Empiezo por decirles que no sufro de claustrofobia ni nada que se le parezca. Puedo estar en espacios pequeños, cerrados y apretados sin sentir angustia alguna. Sin embargo, les voy a contar que desde niña me mortifica pensar que me voy a quedar encerrada en algún lugar público luego de que cierre.
Les explico: me conocen y saben que mi lugar favorito de toda la bolita del mundo amén es el supermercado. Allí puedo pasarme horas de horas y ni me aburro ni me canso ni me entra el fuga-fuga. Excepto… si veo que van apagando luces y bajando la puerta enrollable hasta la mitad.

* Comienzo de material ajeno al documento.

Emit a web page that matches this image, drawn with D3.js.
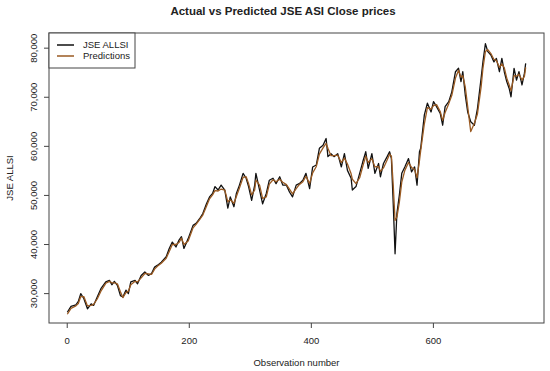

Esto no me ha ocurrido en años porque ahora los supermercados o no cierran o abren hasta la hora en que salen las brujas y yo, generalmente, no hago compras a la medianoche, pero “en los tiempos de antes” la cosa era diferente, no solo para los supermercados sino para todos los comercios.
Esto viene desde siempre. Yo de seis o siete años acompañando a mi mamá al súper. Se imaginan que para una casa en que se alimentaban entre doce y trece personas entre hijos (7), padres (2), nanas (2), jardinero (1) más tres o cuatro perros la compra era monumental. Mi mamá fue desde muy temprano en su vida “una doña de dos carretillas”. Ocurría que había dos horas de cierre, la primera al mediodía pues se interrumpía la jornada de doce a dos de la tarde, y la segunda a las seis de la tarde.
Llegaban las cinco y media y de repente apagaban las luces de la panadería. Ejem… no me gustaba, mi mamá fresh como si no fuera con ella. Claro ella sabía que las probabilidades de que la dejaran durmiendo dentro del local con un reguero de pelaítos eran nulas, pero yo no me había enterado. Entonces, yo dizque “mami, ya van a cerrar”. Cero reacción. Nos faltan dos pasillos y la compra no se interrumpe.
Un cuarto para las seis… rummmmm suenan las puertas enrollables que están bajando hasta la mitad para que no entre más nadie. Allí aumentaba mi sustito y, en lugar de deambular por mi cuenta entre los pasillos, me agarraba de la carretilla porque si me tenía que quedar presa por lo menos que fuera con mi mamá. ¿Ven cómo es la cosa? No sé a qué hora llegábamos a la caja porque yo solo tenía ojos para la pequeña puerta de vidrio que ya estaba trancada —aunque con la llave pegada— atenta a que el custodio no se moviera de allí.
Y bueno, ahí pasábamos buen rato porque nada de escáneres ni ningún otro adelanto tecnológico. Las cajeras tenían que apretar varias teclas para marcar cada precio y luego la tecla enorme de enter y ahí va la cosa. Todavía recuerdo el sonido. Chik-ching, chick-ching o algo parecido. En la parte superior aparecían números enormes, casi tan grandes como los de las máquinas dispensadoras de gasolina. Lo que no recuerdo es si se veía el acumulado o había que pedirle a la cajera que hiciera un subtotal para ver si nos alcanzaba el dinero.
Nunca tuvimos que dormir encerradas en un comercio, pero todavía me entra el sustillo cuando veo que van apagando luces. Porque uno nunca sabe cuándo lo pueden dejar encerrado.